WHAT THE EXERCISE ASKS:
For the entries below, copy exactly the line that contains "Write the React, TypeScript" through the line that contains "Chart.register(...registerables);", both ends included, and exclude all pictures.

— Start RECORDS SUPPLIED —

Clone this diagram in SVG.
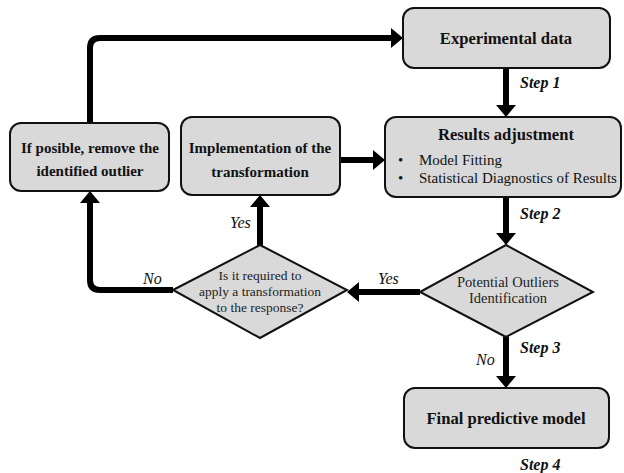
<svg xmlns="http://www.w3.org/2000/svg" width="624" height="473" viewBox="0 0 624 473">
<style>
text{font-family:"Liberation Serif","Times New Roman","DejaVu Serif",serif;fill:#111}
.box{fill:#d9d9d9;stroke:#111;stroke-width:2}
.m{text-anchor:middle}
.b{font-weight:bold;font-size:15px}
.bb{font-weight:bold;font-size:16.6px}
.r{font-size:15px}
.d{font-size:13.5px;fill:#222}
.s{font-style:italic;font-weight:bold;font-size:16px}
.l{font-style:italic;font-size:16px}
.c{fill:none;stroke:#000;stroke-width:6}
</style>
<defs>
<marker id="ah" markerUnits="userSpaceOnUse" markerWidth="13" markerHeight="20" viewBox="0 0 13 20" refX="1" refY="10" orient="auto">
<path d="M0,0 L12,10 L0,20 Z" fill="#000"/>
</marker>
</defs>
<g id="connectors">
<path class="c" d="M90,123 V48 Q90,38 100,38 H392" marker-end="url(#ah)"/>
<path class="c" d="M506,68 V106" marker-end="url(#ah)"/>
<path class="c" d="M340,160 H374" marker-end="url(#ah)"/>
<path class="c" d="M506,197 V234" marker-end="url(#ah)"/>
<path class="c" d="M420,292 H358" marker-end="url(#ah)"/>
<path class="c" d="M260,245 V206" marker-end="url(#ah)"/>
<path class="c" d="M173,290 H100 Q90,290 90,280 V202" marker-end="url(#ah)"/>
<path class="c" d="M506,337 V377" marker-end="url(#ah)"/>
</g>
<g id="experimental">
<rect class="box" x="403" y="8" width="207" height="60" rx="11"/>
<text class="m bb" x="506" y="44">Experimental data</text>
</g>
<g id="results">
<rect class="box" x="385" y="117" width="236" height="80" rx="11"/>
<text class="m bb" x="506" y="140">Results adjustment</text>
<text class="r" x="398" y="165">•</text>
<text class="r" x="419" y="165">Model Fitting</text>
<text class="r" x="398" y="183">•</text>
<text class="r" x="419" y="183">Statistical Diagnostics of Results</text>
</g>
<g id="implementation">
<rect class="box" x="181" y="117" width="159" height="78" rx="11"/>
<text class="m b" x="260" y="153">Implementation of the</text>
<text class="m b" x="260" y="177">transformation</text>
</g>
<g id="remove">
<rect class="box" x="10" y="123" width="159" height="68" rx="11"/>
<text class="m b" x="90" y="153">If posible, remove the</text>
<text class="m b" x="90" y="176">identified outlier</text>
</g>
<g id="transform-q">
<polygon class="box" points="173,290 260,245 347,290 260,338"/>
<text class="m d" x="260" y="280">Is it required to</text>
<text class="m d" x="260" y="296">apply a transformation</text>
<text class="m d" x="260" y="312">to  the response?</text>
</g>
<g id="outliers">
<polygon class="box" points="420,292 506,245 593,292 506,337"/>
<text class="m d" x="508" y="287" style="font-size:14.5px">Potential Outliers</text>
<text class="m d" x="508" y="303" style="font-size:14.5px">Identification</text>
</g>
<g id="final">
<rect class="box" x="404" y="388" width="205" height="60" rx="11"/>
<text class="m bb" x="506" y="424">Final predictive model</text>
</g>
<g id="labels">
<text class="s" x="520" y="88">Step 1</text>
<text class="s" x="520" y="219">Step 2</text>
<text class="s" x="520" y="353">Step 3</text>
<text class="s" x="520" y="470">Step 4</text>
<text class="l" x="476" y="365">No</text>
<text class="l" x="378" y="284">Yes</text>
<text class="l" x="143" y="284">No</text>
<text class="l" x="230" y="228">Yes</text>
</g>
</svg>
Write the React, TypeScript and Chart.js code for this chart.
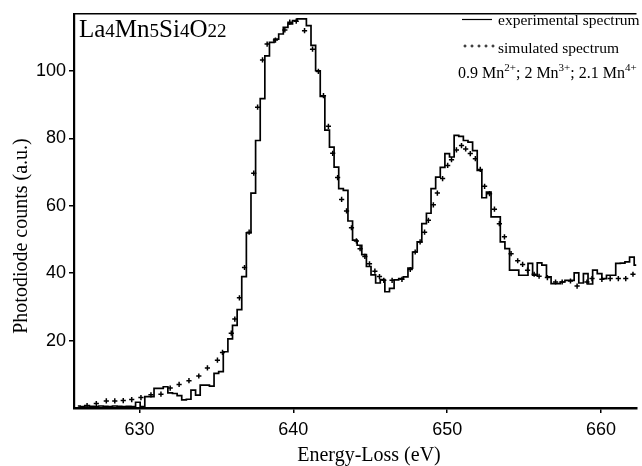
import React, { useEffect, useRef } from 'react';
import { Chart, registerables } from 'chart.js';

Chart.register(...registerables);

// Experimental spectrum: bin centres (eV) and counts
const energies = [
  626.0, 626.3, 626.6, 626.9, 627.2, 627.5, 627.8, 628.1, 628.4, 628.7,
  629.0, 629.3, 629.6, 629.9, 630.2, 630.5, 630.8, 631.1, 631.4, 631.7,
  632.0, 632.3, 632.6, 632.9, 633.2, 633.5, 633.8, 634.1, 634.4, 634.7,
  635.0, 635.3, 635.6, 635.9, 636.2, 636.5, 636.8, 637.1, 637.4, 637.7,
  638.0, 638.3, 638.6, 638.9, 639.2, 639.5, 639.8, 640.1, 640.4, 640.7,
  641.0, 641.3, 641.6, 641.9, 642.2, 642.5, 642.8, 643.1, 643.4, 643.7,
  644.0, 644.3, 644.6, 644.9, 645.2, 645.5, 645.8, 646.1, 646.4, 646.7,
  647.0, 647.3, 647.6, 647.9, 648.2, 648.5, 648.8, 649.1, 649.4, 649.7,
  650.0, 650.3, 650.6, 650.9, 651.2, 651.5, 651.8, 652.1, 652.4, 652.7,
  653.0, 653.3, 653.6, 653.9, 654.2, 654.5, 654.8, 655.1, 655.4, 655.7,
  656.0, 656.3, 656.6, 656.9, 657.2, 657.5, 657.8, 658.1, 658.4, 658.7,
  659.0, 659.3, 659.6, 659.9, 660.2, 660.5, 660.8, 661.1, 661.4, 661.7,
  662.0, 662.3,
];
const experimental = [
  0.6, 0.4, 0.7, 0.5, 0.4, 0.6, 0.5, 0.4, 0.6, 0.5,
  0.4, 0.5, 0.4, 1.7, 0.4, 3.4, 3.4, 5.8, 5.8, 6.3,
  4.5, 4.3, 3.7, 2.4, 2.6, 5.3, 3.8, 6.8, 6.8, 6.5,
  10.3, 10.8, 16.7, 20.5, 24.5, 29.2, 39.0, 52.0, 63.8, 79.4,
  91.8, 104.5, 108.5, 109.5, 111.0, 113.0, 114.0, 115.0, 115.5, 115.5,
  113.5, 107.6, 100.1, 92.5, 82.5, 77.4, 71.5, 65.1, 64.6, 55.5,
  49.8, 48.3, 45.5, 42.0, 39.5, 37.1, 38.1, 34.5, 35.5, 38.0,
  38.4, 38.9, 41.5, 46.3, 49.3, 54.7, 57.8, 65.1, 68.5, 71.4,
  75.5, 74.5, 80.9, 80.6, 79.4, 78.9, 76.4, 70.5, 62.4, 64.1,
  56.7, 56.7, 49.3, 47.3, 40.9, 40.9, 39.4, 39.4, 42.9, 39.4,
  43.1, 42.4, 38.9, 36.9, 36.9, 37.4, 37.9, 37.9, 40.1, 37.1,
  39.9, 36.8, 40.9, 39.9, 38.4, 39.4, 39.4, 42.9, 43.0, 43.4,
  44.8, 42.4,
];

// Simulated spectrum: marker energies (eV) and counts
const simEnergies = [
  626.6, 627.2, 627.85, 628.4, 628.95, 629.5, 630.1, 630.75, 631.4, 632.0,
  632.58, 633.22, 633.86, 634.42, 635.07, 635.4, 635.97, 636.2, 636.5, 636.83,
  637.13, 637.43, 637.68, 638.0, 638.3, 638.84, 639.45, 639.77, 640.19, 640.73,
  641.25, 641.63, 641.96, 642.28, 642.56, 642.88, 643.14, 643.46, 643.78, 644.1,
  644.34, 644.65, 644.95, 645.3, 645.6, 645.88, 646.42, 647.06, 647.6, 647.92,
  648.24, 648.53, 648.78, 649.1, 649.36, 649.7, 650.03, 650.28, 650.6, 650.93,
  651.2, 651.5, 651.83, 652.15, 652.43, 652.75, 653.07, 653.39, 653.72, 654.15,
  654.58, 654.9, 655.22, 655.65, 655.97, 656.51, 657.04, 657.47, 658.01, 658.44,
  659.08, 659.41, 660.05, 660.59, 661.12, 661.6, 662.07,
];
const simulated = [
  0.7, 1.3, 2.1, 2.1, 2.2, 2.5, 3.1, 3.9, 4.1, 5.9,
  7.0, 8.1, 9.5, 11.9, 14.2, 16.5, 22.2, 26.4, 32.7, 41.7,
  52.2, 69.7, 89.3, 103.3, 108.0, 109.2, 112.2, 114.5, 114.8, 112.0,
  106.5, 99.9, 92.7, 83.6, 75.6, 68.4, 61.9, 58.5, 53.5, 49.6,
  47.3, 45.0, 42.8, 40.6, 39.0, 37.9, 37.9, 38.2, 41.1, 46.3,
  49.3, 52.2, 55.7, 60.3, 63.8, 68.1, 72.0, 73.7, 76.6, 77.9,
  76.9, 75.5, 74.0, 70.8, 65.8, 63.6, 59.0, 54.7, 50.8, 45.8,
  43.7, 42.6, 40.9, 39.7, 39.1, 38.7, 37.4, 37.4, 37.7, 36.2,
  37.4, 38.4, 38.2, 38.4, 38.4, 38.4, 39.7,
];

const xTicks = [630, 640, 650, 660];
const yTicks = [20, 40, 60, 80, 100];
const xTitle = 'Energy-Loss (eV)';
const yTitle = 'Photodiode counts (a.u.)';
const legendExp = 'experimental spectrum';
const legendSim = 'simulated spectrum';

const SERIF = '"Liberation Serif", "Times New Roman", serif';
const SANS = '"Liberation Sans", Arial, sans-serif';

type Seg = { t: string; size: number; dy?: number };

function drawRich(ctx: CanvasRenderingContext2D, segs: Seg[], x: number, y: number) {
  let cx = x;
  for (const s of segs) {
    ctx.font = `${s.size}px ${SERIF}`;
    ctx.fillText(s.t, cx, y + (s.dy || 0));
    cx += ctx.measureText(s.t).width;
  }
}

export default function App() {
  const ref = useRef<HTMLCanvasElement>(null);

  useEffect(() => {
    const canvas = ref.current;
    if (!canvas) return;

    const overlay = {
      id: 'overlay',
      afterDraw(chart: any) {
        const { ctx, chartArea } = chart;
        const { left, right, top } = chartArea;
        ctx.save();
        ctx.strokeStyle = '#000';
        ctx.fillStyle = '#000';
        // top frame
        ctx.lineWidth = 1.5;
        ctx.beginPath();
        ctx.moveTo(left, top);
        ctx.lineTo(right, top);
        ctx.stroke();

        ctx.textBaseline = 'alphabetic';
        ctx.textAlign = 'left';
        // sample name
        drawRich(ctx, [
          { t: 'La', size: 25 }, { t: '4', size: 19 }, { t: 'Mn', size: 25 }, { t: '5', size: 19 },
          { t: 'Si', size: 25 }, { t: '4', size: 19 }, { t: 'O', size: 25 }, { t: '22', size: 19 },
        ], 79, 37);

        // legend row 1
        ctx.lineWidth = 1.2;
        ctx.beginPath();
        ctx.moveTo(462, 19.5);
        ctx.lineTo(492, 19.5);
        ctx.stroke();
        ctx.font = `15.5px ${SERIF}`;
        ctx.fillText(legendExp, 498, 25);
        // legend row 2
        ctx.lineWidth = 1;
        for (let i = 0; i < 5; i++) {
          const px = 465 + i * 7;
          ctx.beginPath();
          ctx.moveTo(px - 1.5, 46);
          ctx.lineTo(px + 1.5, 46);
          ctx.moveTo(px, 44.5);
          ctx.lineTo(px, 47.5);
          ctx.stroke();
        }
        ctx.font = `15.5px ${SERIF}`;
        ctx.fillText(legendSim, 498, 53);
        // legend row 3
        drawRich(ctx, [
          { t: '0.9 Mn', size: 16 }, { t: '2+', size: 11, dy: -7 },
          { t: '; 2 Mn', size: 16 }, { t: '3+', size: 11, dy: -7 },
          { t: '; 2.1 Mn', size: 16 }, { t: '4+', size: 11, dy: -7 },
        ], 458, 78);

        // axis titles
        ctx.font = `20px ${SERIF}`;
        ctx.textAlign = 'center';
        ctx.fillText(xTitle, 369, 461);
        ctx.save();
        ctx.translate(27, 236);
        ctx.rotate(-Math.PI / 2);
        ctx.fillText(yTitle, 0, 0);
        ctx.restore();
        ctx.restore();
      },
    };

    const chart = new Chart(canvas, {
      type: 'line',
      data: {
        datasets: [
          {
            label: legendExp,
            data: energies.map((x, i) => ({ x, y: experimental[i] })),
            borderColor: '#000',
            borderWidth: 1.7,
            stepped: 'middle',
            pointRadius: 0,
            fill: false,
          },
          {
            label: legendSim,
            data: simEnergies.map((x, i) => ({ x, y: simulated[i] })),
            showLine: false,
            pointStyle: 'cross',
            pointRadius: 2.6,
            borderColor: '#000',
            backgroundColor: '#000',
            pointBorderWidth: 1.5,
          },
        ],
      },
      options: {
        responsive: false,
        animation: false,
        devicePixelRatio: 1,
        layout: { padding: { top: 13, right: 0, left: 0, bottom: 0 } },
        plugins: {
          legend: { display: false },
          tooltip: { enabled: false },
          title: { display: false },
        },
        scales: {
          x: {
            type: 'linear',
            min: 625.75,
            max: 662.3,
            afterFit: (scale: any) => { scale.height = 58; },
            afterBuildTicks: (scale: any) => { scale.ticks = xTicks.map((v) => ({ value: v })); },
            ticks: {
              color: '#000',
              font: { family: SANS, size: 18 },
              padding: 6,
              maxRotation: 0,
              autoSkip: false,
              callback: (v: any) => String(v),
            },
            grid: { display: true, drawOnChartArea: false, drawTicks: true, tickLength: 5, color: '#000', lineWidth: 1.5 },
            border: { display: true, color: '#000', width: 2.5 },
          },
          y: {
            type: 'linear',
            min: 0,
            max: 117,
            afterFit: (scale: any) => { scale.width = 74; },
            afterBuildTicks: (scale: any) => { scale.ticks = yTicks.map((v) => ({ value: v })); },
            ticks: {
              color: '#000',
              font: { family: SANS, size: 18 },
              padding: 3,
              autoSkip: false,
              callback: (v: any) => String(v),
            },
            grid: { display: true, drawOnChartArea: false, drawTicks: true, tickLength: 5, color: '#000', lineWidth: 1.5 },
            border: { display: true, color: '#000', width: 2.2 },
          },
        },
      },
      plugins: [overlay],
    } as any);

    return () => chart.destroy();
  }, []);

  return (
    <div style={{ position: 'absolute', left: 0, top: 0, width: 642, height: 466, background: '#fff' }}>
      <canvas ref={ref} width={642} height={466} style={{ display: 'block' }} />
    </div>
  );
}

— End RECORDS SUPPLIED —

SOLUTION TO THIS PROBLEM:
Write the React, TypeScript and Chart.js code for this chart.
import React, { useEffect, useRef } from 'react';
import { Chart, registerables } from 'chart.js';

Chart.register(...registerables);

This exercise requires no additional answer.